### Source excerpt
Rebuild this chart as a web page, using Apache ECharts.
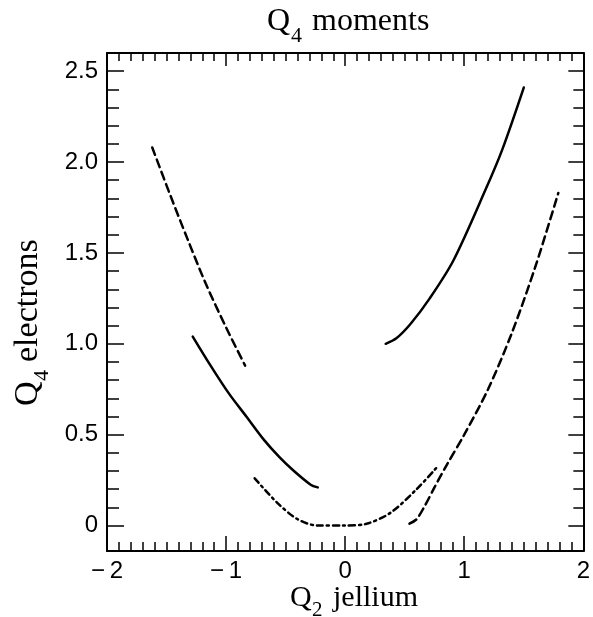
<!DOCTYPE html>
<html>
<head>
<meta charset="utf-8">
<script src="https://cdn.jsdelivr.net/npm/echarts@6/dist/echarts.min.js"></script>
<style>
  html, body { margin: 0; padding: 0; background: #fff; }
  #chart { width: 593px; height: 617px; }
</style>
</head>
<body>
<div id="chart"></div>
<script>
// curve samples (x = Q2 jellium, y = Q4 electrons)
const dashLeftX = [-1.62, -1.47, -1.32, -1.17, -1.0, -0.84]
const dashLeftY = [2.08, 1.82, 1.57, 1.33, 1.09, 0.88]

const solidLeftX = [-1.28, -1.13, -0.98, -0.83, -0.68, -0.55, -0.43, -0.29, -0.23]
const solidLeftY = [1.04, 0.88, 0.73, 0.60, 0.47, 0.375, 0.30, 0.225, 0.21]

const dashDotX = [-0.76, -0.57, -0.4, -0.23, -0.01, 0.18, 0.38, 0.6, 0.77]
const dashDotY = [0.26, 0.125, 0.035, 0.0, 0.0, 0.01, 0.07, 0.2, 0.32]

const solidRightX = [0.34, 0.43, 0.55, 0.71, 0.91, 1.18, 1.32, 1.5]
const solidRightY = [1.0, 1.03, 1.11, 1.25, 1.46, 1.85, 2.07, 2.41]

const dashRightX = [0.54, 0.6, 0.67, 0.75, 0.85, 1.0, 1.2, 1.4, 1.6, 1.79]
const dashRightY = [0.01, 0.035, 0.11, 0.21, 0.33, 0.5, 0.75, 1.06, 1.43, 1.83]

// tick values
const yMajor = [0, 0.5, 1.0, 1.5, 2.0, 2.5]
const yMinor = [0.1, 0.2, 0.3, 0.4, 0.6, 0.7, 0.8, 0.9, 1.1, 1.2, 1.3, 1.4,
  1.6, 1.7, 1.8, 1.9, 2.1, 2.2, 2.3, 2.4]

const zip = (xs, ys) => xs.map((x, i) => [x, ys[i]])

const serif = 'Liberation Serif'
const sans = 'Liberation Sans'

const chart = echarts.init(document.getElementById('chart'))

function xAxisCfg(pos, labels, major, minor) {
  return {
    type: 'value',
    position: pos,
    min: -2,
    max: 2,
    interval: 1,
    axisLine: { show: true, onZero: false, lineStyle: { color: '#000', width: 2 } },
    axisTick: { show: true, inside: true, length: major, lineStyle: { color: '#000', width: 1.5 } },
    minorTick: { show: true, splitNumber: 10, length: minor, lineStyle: { color: '#000', width: 1.5 } },
    axisLabel: {
      show: labels,
      margin: 8,
      fontSize: 24,
      fontFamily: sans,
      color: '#000',
      formatter: v => (v < 0 ? '\u2212\u2009' + Math.abs(v) : String(v))
    },
    splitLine: { show: false },
    minorSplitLine: { show: false }
  }
}

function yAxisCfg(pos, values, labels, len, line) {
  return {
    type: 'value',
    position: pos,
    min: -0.14,
    max: 2.6,
    axisLine: { show: line, onZero: false, lineStyle: { color: '#000', width: 2 } },
    axisTick: {
      show: true, inside: true, length: len, customValues: values,
      lineStyle: { color: '#000', width: 1.5 }
    },
    axisLabel: {
      show: labels,
      customValues: values,
      margin: 9,
      fontSize: 24,
      fontFamily: sans,
      color: '#000',
      formatter: v => (v === 0 ? '0' : v.toFixed(1))
    },
    splitLine: { show: false }
  }
}

function curve(data, type) {
  return {
    type: 'line',
    data: data,
    smooth: 0.3,
    showSymbol: false,
    silent: true,
    lineStyle: { color: '#000', width: 2.5, type: type, cap: 'round' }
  }
}

const option = {
  backgroundColor: '#fff',
  animation: false,
  grid: { left: 107, right: 6, top: 53, bottom: 66 },
  xAxis: [
    xAxisCfg('bottom', true, 15, 9),
    xAxisCfg('top', false, 13, 8)
  ],
  yAxis: [
    yAxisCfg('left', yMajor, true, 17, true),
    yAxisCfg('right', yMajor, false, 15, true),
    yAxisCfg('left', yMinor, false, 12, false),
    yAxisCfg('right', yMinor, false, 10, false)
  ],
  series: [
    curve(zip(dashLeftX, dashLeftY), [8, 5]),
    curve(zip(solidLeftX, solidLeftY), 'solid'),
    curve(zip(dashDotX, dashDotY), [6, 4, 2, 4]),
    curve(zip(solidRightX, solidRightY), 'solid'),
    curve(zip(dashRightX, dashRightY), [8, 5])
  ],
  graphic: [
    // title
    { type: 'text', left: 267, top: 6, style: { text: 'Q', font: '32px ' + serif, fill: '#000' } },
    { type: 'text', left: 291, top: 25, style: { text: '4', font: '22px ' + serif, fill: '#000' } },
    { type: 'text', left: 312, top: 6, style: { text: 'moments', font: '32px ' + serif, fill: '#000' } },
    // x axis name
    { type: 'text', left: 290, top: 583, style: { text: 'Q', font: '30px ' + serif, fill: '#000' } },
    { type: 'text', left: 312, top: 600, style: { text: '2', font: '21px ' + serif, fill: '#000' } },
    { type: 'text', left: 333, top: 583, style: { text: 'jellium', font: '30px ' + serif, fill: '#000' } },
    // y axis name (rotated)
    {
      type: 'group',
      x: 11,
      y: 406,
      rotation: Math.PI / 2,
      children: [
        { type: 'text', x: 0, y: 0, style: { text: 'Q', font: '34px ' + serif, fill: '#000', verticalAlign: 'top' } },
        { type: 'text', x: 25, y: 20, style: { text: '4', font: '22px ' + serif, fill: '#000', verticalAlign: 'top' } },
        { type: 'text', x: 44, y: 0, style: { text: 'electrons', font: '34px ' + serif, fill: '#000', verticalAlign: 'top' } }
      ]
    }
  ]
}

chart.setOption(option)
</script>
</body>
</html>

### What the task requires
Make an exact copy of the lines from the top of the material through the line with "1.06, 1.43, 1.83]", pictures excluded.

### Result of the exercise
Rebuild this chart as a web page, using Apache ECharts.
<!DOCTYPE html>
<html>
<head>
<meta charset="utf-8">
<script src="https://cdn.jsdelivr.net/npm/echarts@6/dist/echarts.min.js"></script>
<style>
  html, body { margin: 0; padding: 0; background: #fff; }
  #chart { width: 593px; height: 617px; }
</style>
</head>
<body>
<div id="chart"></div>
<script>
// curve samples (x = Q2 jellium, y = Q4 electrons)
const dashLeftX = [-1.62, -1.47, -1.32, -1.17, -1.0, -0.84]
const dashLeftY = [2.08, 1.82, 1.57, 1.33, 1.09, 0.88]

const solidLeftX = [-1.28, -1.13, -0.98, -0.83, -0.68, -0.55, -0.43, -0.29, -0.23]
const solidLeftY = [1.04, 0.88, 0.73, 0.60, 0.47, 0.375, 0.30, 0.225, 0.21]

const dashDotX = [-0.76, -0.57, -0.4, -0.23, -0.01, 0.18, 0.38, 0.6, 0.77]
const dashDotY = [0.26, 0.125, 0.035, 0.0, 0.0, 0.01, 0.07, 0.2, 0.32]

const solidRightX = [0.34, 0.43, 0.55, 0.71, 0.91, 1.18, 1.32, 1.5]
const solidRightY = [1.0, 1.03, 1.11, 1.25, 1.46, 1.85, 2.07, 2.41]

const dashRightX = [0.54, 0.6, 0.67, 0.75, 0.85, 1.0, 1.2, 1.4, 1.6, 1.79]
const dashRightY = [0.01, 0.035, 0.11, 0.21, 0.33, 0.5, 0.75, 1.06, 1.43, 1.83]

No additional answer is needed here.